The peso has generally underperformed in EM. In 2015, MXN lost -14% vs. USD. This compares to the worst performers ARS (-35%), BRL (-33%), ZAR (-25%), COP (-25%), RUB (-20%), and TRY (-20%). So far this year, MXN is -15% YTD and is ahead of only the worst performer ARS (-17%). Our EM FX model shows the peso to have WEAK fundamentals, so this year’s underperformance is expected to continue.
USD/MXN traded at a new all-time high near 21.40 last Friday before falling back to near 20.30 currently. Volatility is likely to remain elevated, while further weakness appears likely as uncertainty over what a Trump presidency really entails will continue well into next year.
Mexican equities have underperformed this year after a weak 2015. Last year, MSCI Mexico was -15% while MSCI EM was -17%. So far in 2016, MSCI Mexico is -13% YTD, and compares to +6% YTD for MSCI EM. This underperformance should continue, as our EM Equity model has Mexico at an UNDERWEIGHT position.
Mexican bonds have underperformed this year. The yield on 10-year local currency government bonds is +78 bp YTD. This is ahead of only the Philippines (+92 bp). With inflation likely to continue rising and the central bank likely to continue tightening, we think Mexican bonds will continue underperforming.
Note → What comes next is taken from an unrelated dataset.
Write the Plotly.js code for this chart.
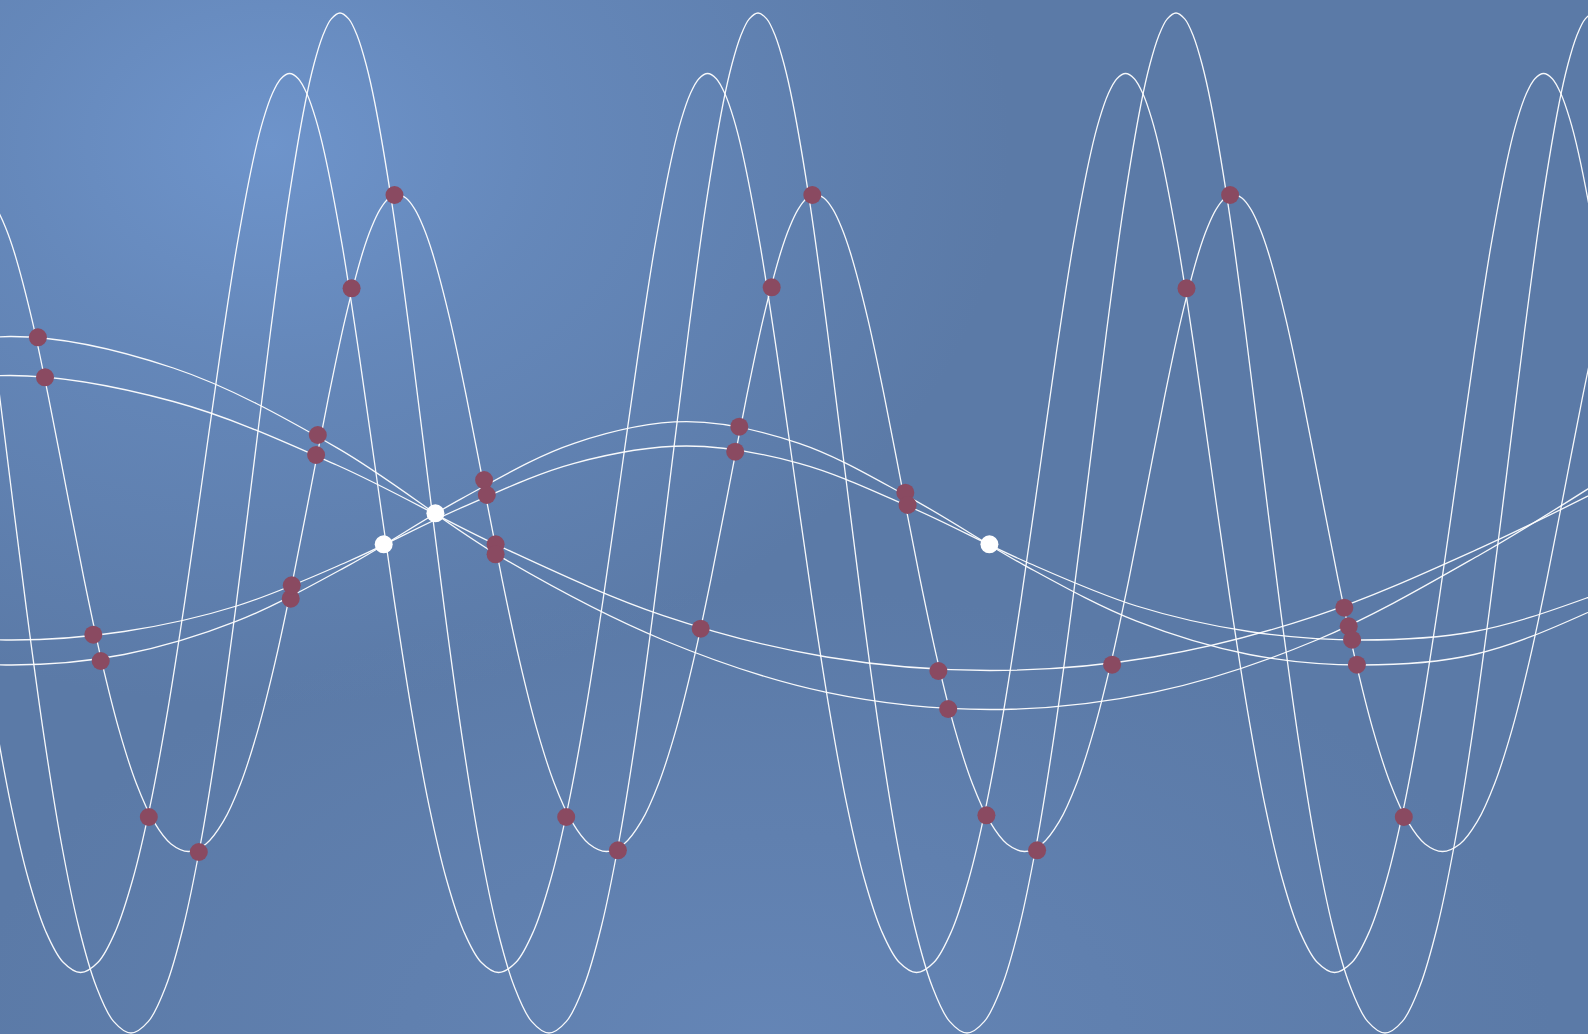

Our own sovereign ratings model shows Mexico to be correctly rated at BBB+ by both S&P and Fitch. Moody’s seems to have been a bit premature in upgrading it to A3 back in February 2014. Indeed, it warned last week that Trump’s victory would be credit negative for Mexico if it were to hurt trade and financial flows. Moody’s moved the outlook on its A3 rating from stable to negative back in March, and could be setting the table for a downgrade.